The magnetic self-aligning manufacturing fixture of claim 9, wherein a magnetic polarity at the spherical cap portion (408; 508) of the magnetic convex member (404; 504; 810) is opposite of a magnetic polarity at the spherical cap receiving portion (406; 506) of the magnetic concave member (402; 502).
The magnetic self-aligning manufacturing fixture of claim 8, wherein the spherical cap receiving portion (406; 506) extends, at least in part, between the compression plate top surface (418) and the compression plate bottom surface (422).
The magnetic self-aligning manufacturing fixture of claim 1, wherein the magnetic convex member (404; 504; 810) is securely maintained within at least a portion of the first alignment socket, or
wherein the magnetic concave member (402; 502) is securely maintained within at least a portion of the second alignment socket, or
wherein the magnetic convex member (404; 504; 810) and the magnetic concave member (402; 502) each have magnetic field configured to attract and laterally align with the other member, or
wherein the support plate (102; 202; 802) and the compression plate (104; 204, 206, 208; 804; 902; 1002) are comprised of a material that is non-magnetic.
The magnetic self-aligning manufacturing fixture of claim 1, wherein
the support plate (102; 202; 802) is a non-magnetic support plate (102; 202; 802),
the magnetic convex member (404; 504; 810) is maintained in the first alignment socket such that a spherical cap portion (408; 508) of the magnetic convex member (404; 504; 810) extends beyond the support plate top surface (416), and
the magnetic concave member (402; 502) is maintained in the second alignment socket and has a spherical cap receiving portion (406; 506) extending between the compression plate top surface (418) and the compression plate bottom surface (422).
The magnetic self-aligning manufacturing fixture of claim 13, wherein the magnetic convex member (404; 504; 810) has a first magnetic field and the magnetic concave member (402; 502) has a second magnetic field, the first magnetic field and the second magnetic field are configured to attract the spherical cap portion (408; 508) and the spherical cap receiving portion (406; 506).

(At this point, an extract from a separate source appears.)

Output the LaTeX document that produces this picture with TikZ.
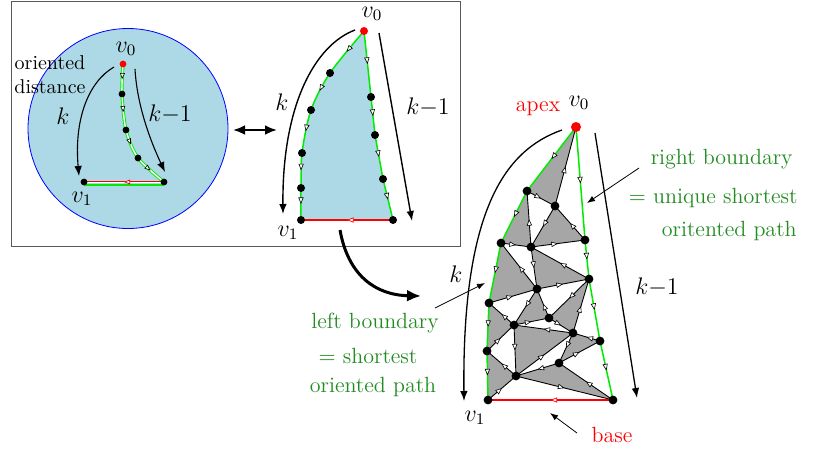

The magnetic self-aligning manufacturing fixture of claim 14, wherein the support top surface (416) and the compression bottom surface (422) are magnetically coupled, by magnetic attraction from the magnetic concave member (402; 502) and the magnetic convex member (404; 504; 810), preferably,
the compression plate (104; 204, 206, 208; 804; 902; 1002) further comprises a manufacturing void extending through the compression plate (104; 204, 206, 208; 804; 902; 1002) from the compression plate top surface (418) to the compression plate bottom surface (422).